Friday, June 3, 2011

Smart Selects for replicated systems


Over the last few years I have worked with a few different companies and their replication databases. Your replication choice is yours and what your needs are. I have enjoyed relayed replication and the reason being is that it gives you the chance to make your applications even smarter. 

One reason is that if you did loose a master your slave can become the new master and you still have replication active as you rebuild the down server.

Another reason is the options it can give you for selects. I have seen some systems that have a replicated slave that is never touched. Granted safe, but money spent on hardware and users complaining about application speed. Whichever scripting language you prefer, you can use all of your replicated databases to your advantage. To be safe all writes should to go the master unless you can control and confirm that nothing from the master would try to write to the same location. Selects however can be expanded.

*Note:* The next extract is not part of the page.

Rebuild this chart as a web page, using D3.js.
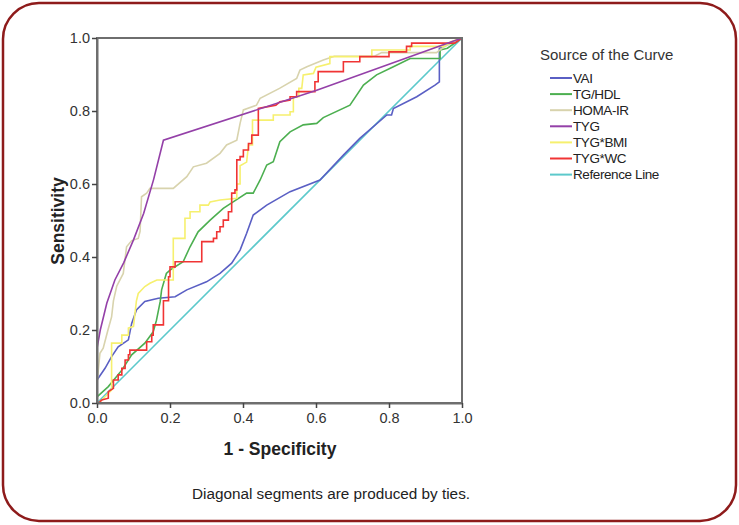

Often users complaints are speed. Everything must be faster. If your database handle only connects to 1 database then your are limited to the performance from that once database. Java has connection pooling (http://java.sun.com/developer/onlineTraining/Programming/JDCBook/conpool.html) and PHP can be used to do the same task. Personally, although I bias, I feel you will have more control with PHP.

The concept is simple, of course you do not want to hurt performance by unnecessary overhead but these steps are and should be very fast. 
  1. connect to the slave
  2. execute SHOW SLAVE STATUS
  3. check 'Seconds_Behind_Master'
  4. Based on threshold you decide you choose which database your going to read from
    1. You can pass this to your connection handle so you have thresholds per query if needed.
    2. You can also create smart connections to never connect to slave if query does not start with select, options are up to you.

This allows you to keep slower data intense queries off the master server. Your options are up to you and what you want to do. How you choose your thresholds depends on your application. How you define what can select from master versus slave only is dependent on your application as well. This is not a replacement for optimization but just expanding your options to get the data your after.

We used three databases in a relayed replication InnoDB environment. We where able to check the third database first , based on thresholds move up to the second database if needed, and lastly run a select on the master if required. Typically the seconds behind master always 0 or under 5 seconds with this TB+ db. If something major was going on then the third database would be further back and the selects would roll to the second database naturally.

This worked very well for our application at the time, and I have used the concept with more than one company. Everything is of course dependent on your application but getting valid results fast to users is a common issue we all face.